Por ello, la administración de nuevos riesgos se ha convertido en un asunto de urgente estudio para determinar más allá del riesgo que sería admisible en una actividad empresarial o personal constitucionalmente permitida, cual es el nivel de riesgo que ya no es tolerado, sino desaprobado y hasta donde en beneficio de la seguridad, es necesario y posible hacer sacrificios en materia de garantías

Este asunto de los riesgos y su administración es materia que incluso llega al derecho constitucional de la libertad, cuando quiera que en la sociedad actual la política anticriminal se orienta a flexibilizar las garantías procesales,( incluida la de libertad), para ganar en seguridad. Cada vez más el Estado está dispuesto a tolerar menos frente a la concreción de los peligros de fuga, de obstrucción a la justicia o el peligro frente a la comunidad o la víctima. Cada vez la sociedad ve con mayor recelo la libertad en detrimento de la seguridad y la detención en domicilio. Por ello, el modelo garantista afana su discurso y advierte los peligros de una legislación peligrosamente eficientista.

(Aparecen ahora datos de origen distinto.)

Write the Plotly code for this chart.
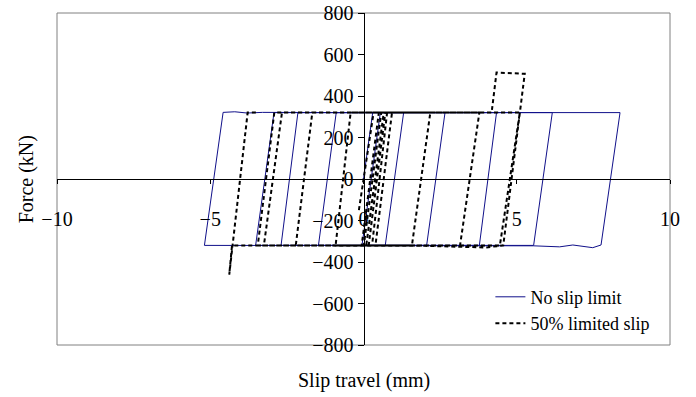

Lo cierto es que los límites al poder punitivo del Estado y a la persecución penal se tornan necesarios para alcanzar un sistema JUSTO como el que reclama el preámbulo de la Constitución y el Derecho Internacional de los DH. No podemos olvidar que “La ley no debe establecer más penas que las estricta y manifiestamente necesarias” (art. 8) DFDH de 1.789. Tampoco, que el respeto por la dignidad de la persona humana como fin último del Estado es el principio alrededor del cual gira el entero sistema de derechos y de garantías constitucionales y procesales y se erige como una forma de actuación de todas las autoridades. Constituye una guìa para el obrar del funcionario y particularmente del judicial bajo reglas de ponderación, proporcionalidad y razonabilidad.